XOM employees 16,000 scientists and engineers, of which over 1,000 have PhDs. The company leads in safety metrics, and has steadily decreased the number of work-related incidents over the last decade. In addition, the company has a Return on Equity metric that exceeds most competitors, despite the fact that Exxon Mobil’s balance sheet is among the least leveraged in the industry along with Chevron.
Although the company’s largest segment is Upstream, XOM is more diversified than some of its competitors, with substantial percentages of total profits coming from downstream and chemical businesses. With consistently superior metrics, such as return on equity compared to competitors, XOM showcases its economic advantage due to scale and expertise.
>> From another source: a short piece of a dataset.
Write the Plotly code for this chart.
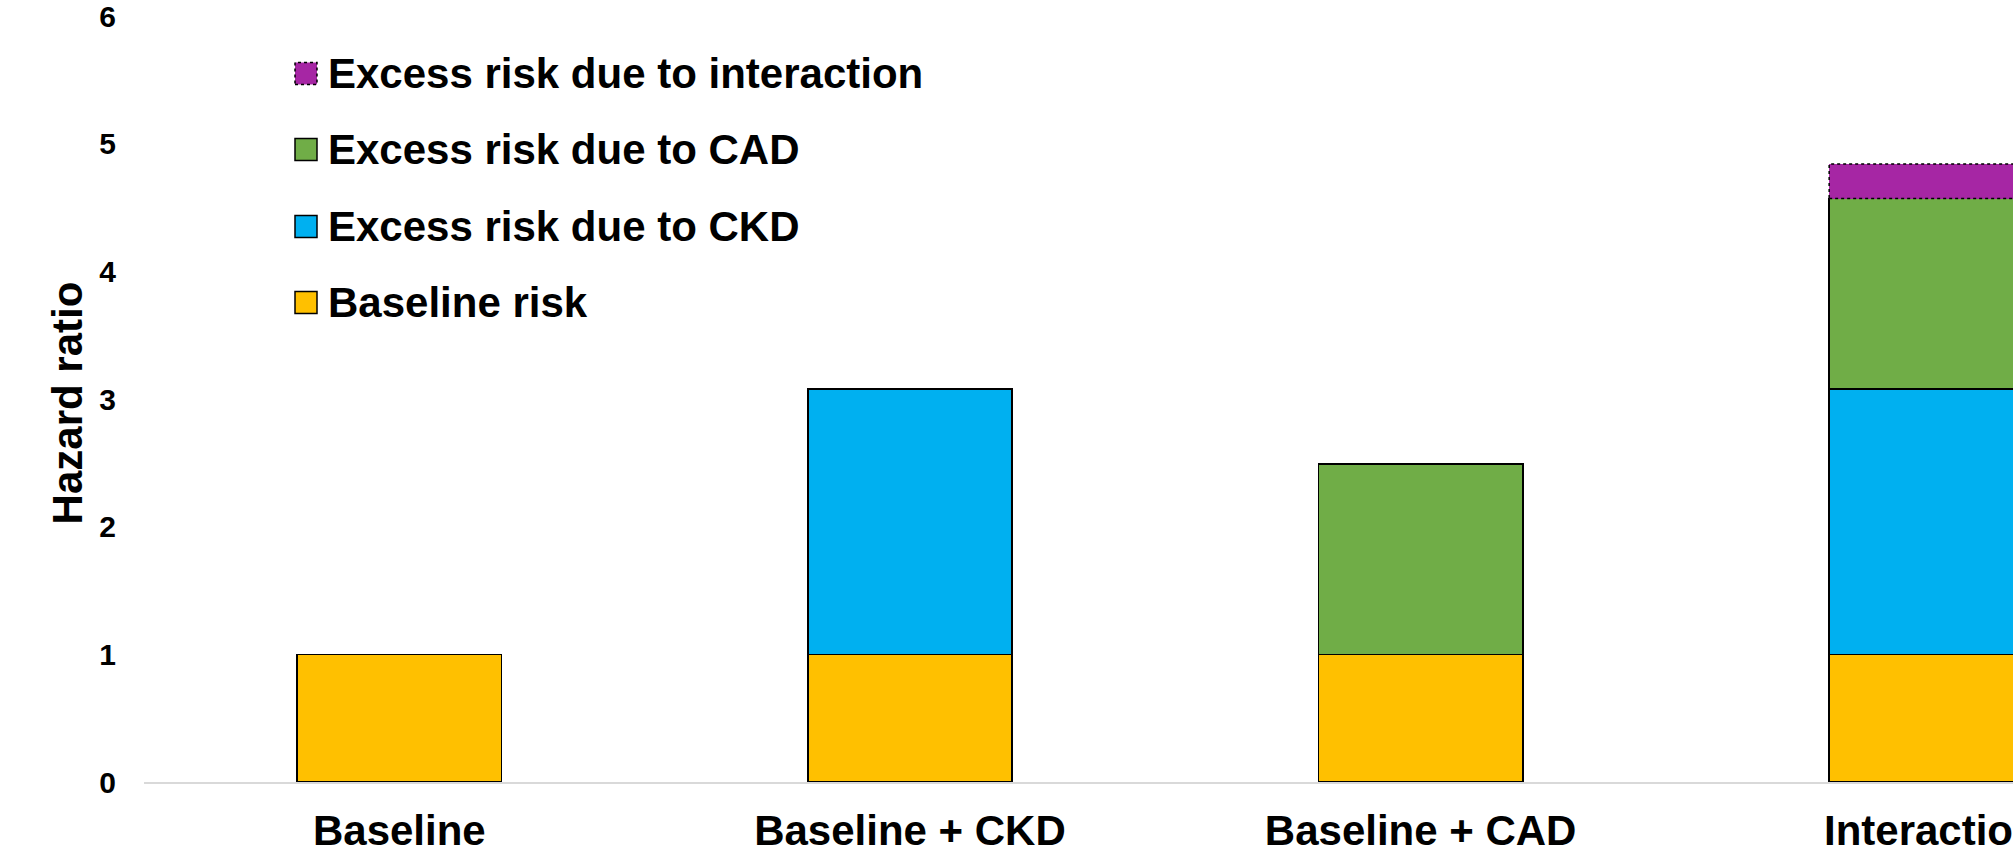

Exxon Mobil’s profits are largely determined by oil prices and natural gas prices, so that’s the key risk that investors take on with XOM stock. In addition there is regulatory risk, currency risk, and the ever-present risk of a major catastrophe or litigation. A long-term risk is the increasing viability of alternative energy sources, and only time will tell if Exxon Mobil can continue to reshape itself as it has in the past when dealing with a world of changing energy. In my view, XOM’s increased focus on natural gas has reduced its long term risk.
Conclusion and Valuation
Exxon Mobil has consistently maintained a higher return on capital for their upstream, downstream, and chemical segments than their competitors for the last several years through the highs and the lows of the industry. Net income has increased over the trailing twelve month period to over $40 billion; considerably higher than the reported 2010 figures.
Overall, I expect XOM to be a solid long-term investment based on consistent superior returns, growing dividends, unrivaled scale, increasing energy demand, a shift towards natural gas production thanks to the XTO acquisition (which added 60 trillion cubic feet of natural gas to XOM’s resource base and made them the largest producer of natural gas in the US), a particularly strong balance sheet, and a diversified production base.
At the current XOM stock price of under $80, I’m a buyer.
Disclosure: I own shares of XOM and CVX.